Brasil e EUA enfrentam problemas com uma origem similar: a concentração e o abuso de poder
Duas maiores democracias presidencialistas do planeta têm de aplicar freios e contrapesos para equilibrar harmonia entre os três poderes
Estados
Unidos e Brasil,
as duas maiores democracias presidencialistas, enfrentam uma crise de
legitimidade decorrente de concentração e denúncias de abuso de poder – na
presidência americana e na Suprema Corte brasileira. A polarização serve de
amortecedor contra as denúncias de malfeitos, ao deslocar o critério de
legitimidade dos princípios éticos para o alinhamento político.
Faltam freios e contrapesos robustos o suficiente para
conter pessoas que priorizam o dinheiro em detrimento da própria reputação.
Como acordo de damas e cavalheiros, o presidencialismo se alicerça na premissa
de que autoridades em altas posições da república seriam dotadas de vergonha.

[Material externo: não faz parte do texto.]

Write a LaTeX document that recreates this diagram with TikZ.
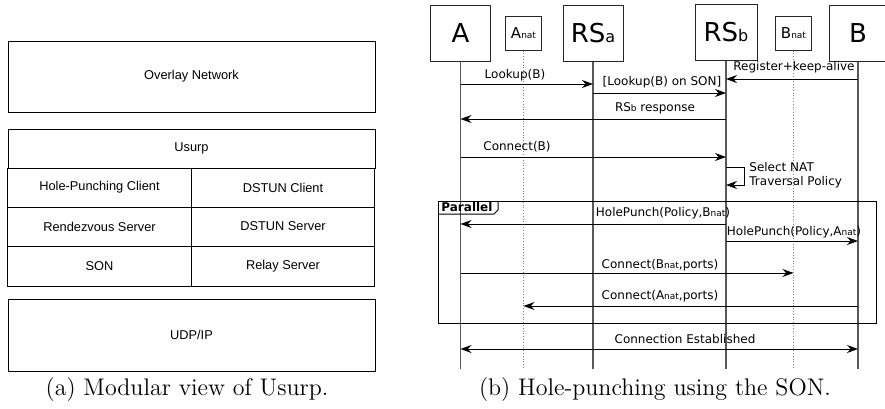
\documentclass[tikz,border=0pt]{standalone}
\usepackage{fontspec}
\newfontfamily\seqfont{DejaVu Sans}
\newfontfamily\layfont{Liberation Sans}
\usetikzlibrary{arrows.meta}

% small "nat" / index letters
\newcommand{\natsm}{{\fontsize{4.5}{5}\selectfont nat}}
\newcommand{\headsm}[1]{{\fontsize{8}{9}\selectfont #1}}

\tikzset{
	layer/.style={draw, line width=0.5pt, minimum width=183.5pt, minimum height=19.5pt, inner sep=0pt, font=\layfont\fontsize{6.4}{7.5}\selectfont},
	half/.style={layer, minimum width=91.75pt},
	head/.style={draw=black!85, line width=0.5pt, minimum width=30pt, minimum height=28pt, inner sep=0pt, font=\seqfont\fontsize{13}{14}\selectfont},
	nathead/.style={head, minimum width=18pt, minimum height=17pt, font=\seqfont\fontsize{7.5}{8}\selectfont},
	life/.style={draw=black!65, line width=0.6pt},
	natlife/.style={draw=black!50, line width=0.4pt, densely dotted},
	msg/.style={->, line width=0.5pt},
	lbl/.style={inner sep=0pt, font=\seqfont\fontsize{6}{7}\selectfont},
	capt/.style={anchor=base, inner sep=0pt, font=\fontsize{12}{14}\selectfont}
}

\begin{document}
\begin{tikzpicture}[x=0.5pt, y=-0.5pt, >={Stealth[length=5.5pt, width=4pt, inset=1.8pt]}]

	\useasboundingbox (0,0) rectangle (885,408);

	% (a) layers
	\node[layer, minimum height=35.5pt] (overlay) at (191.5,76.5) {Overlay Network};
	\node[layer] (usurp) at (191.5,148.5) {Usurp};
	\node[half] (hpc) at (99.5,187.5) {Hole-Punching Client};
	\node[half] (dcl) at (283,187.5) {DSTUN Client};
	\node[half] (rdv) at (99.5,226.5) {Rendezvous Server};
	\node[half] (dsv) at (283,226.5) {DSTUN Server};
	\node[half, minimum height=20pt] (son) at (99.5,266) {SON};
	\node[half, minimum height=20pt] (relay) at (283,266) {Relay Server};
	\node[layer, minimum height=36pt] (udp) at (191.5,335) {UDP/IP};

	\node[capt] (capa) at (187,395) {(a) Modular view of Usurp.};

	% (b) heads
	\node[head] (A) at (460.5,33) {A};
	\node[nathead] (Anat) at (523.5,33) {A\natsm};
	\node[head] (RSa) at (593,33) {RS\headsm{a}};
	\node[head, minimum width=31pt] (RSb) at (726,32) {RS\headsm{b}};
	\node[nathead] (Bnat) at (793.5,33) {B\natsm};
	\node[head, minimum width=29pt] (B) at (858,33) {B};

	% lifelines
	\draw[life] (A) -- (A |- 0,369);
	\draw[natlife] (Anat) -- (Anat |- 0,369);
	\draw[life] (RSa) -- (RSa |- 0,369);
	\draw[life] (RSb) -- (RSb |- 0,369);
	\draw[natlife] (Bnat) -- (Bnat |- 0,369);
	\draw[life] (B) -- (B |- 0,369);

	% lookup
	\draw[msg] (B |- 0,79) -- (RSb |- 0,79);
	\node[lbl] (lreg) at (794,67) {Register+keep-alive};
	\draw[msg] (A |- 0,84) -- (RSa |- 0,84);
	\node[lbl] (llook) at (515,75) {Lookup(B)};
	\draw[msg] (RSa |- 0,93) -- (RSb |- 0,93);
	\node[lbl] (lson) at (662,82) {[Lookup(B) on SON]};
	\draw[msg] (RSb |- 0,119) -- (A |- 0,119);
	\node[lbl] (lresp) at (655,108) {RS{\fontsize{4.5}{5}\selectfont b} response};

	% connect
	\draw[msg] (A |- 0,157) -- (RSb |- 0,157);
	\node[lbl] (lconn) at (517,147) {Connect(B)};
	\draw[msg] (RSb |- 0,167) -| (744,185) -- (RSb |- 0,185);
	\node[lbl, anchor=west] (lsel) at (749,167) {Select NAT};
	\node[lbl, anchor=west] (ltrav) at (749,182) {Traversal Policy};

	% parallel frame
	\draw[line width=0.5pt] (438,201) rectangle (876,323);
	\draw[line width=0.5pt] (438,214) -- (494,214) -- (498,210) -- (498,201);
	\node[lbl, anchor=west, font=\seqfont\bfseries\fontsize{6}{7}\selectfont] (lpar) at (441,207.5) {Parallel};

	\draw[msg] (RSb |- 0,224) -- (A |- 0,224);
	\node[lbl] (lhpb) at (663,213) {HolePunch(Policy,B\natsm)};
	\draw[msg] (RSb |- 0,241) -- (B |- 0,241);
	\node[lbl] (lhpa) at (794,232) {HolePunch(Policy,A\natsm)};
	\draw[msg] (A |- 0,273) -- (Bnat |- 0,273);
	\node[lbl] (lcb) at (660,265) {Connect(B\natsm,ports)};
	\draw[msg] (B |- 0,306) -- (Anat |- 0,306);
	\node[lbl] (lca) at (660,296) {Connect(A\natsm,ports)};

	% established
	\draw[<->, line width=0.5pt] (A |- 0,349) -- (B |- 0,349);
	\node[lbl] (lest) at (685,339) {Connection Established};

	\node[capt] (captb) at (655,395) {(b) Hole-punching using the SON.};

\end{tikzpicture}
\end{document}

Essa premissa já não é necessariamente válida. Os freios e
contrapesos podem e devem ser reforçados. As cortes supremas dos EUA, Canadá e
Reino Unido, por exemplo, adotaram códigos de conduta e mecanismos de
supervisão ou controle externo. Mas nenhum mecanismo parece suficiente em face
do que poderia ser considerado uma degradação moral sistêmica.
Tanto nos EUA quanto no Brasil, o Executivo, Legislativo e
Judiciário foram capturados pelo centro gravitacional do poder — no caso
americano, o presidente; no brasileiro, o STF. Esse ambiente foi facilitado
pelo rebaixamento intelectual do debate político.
As discussões em torno da liberdade e da ética, os dois
princípios basilares da civilização, foram contaminadas pelo sectarismo.
Segundo essa lógica binária, a fonte de legitimidade não está no respeito às
regras democráticas e éticas, mas no campo político-ideológico que uma
autoridade ou líder ocupa.
Isso deu a alguns (não todos) integrantes dos três Poderes,
tanto no governo quanto na oposição, proteção reputacional para atropelar os
limites da democracia e da ética, conspirando para se manter no poder apesar de
derrota eleitoral, ou usar o cargo em benefício próprio, ignorando o conflito
de interesses.
Os abusos são justificáveis para o grupo ao qual pertence
quem os comete, que vê como condenável a sua denúncia.
Criou-se a crença de que é preciso escolher entre democracia
e moralidade, como se não houvesse corrupção nas ditaduras, e a defesa do
Estado de Direito fosse licença para o desvio de conduta.
Mesmo quem percebe o absurdo de ter de escolher entre
democracia e moralidade acaba se resignando a esse dilema porque não encontra
espaço para reconstruir a ponte entre os dois princípios.
O que fazer diante dessa armadilha? Rejeitar um debate em que valores dependam de lados e de pessoas, e recriar espaços de discussão nos quais liberdade e honestidade voltem a ser vistos como igualmente indispensáveis.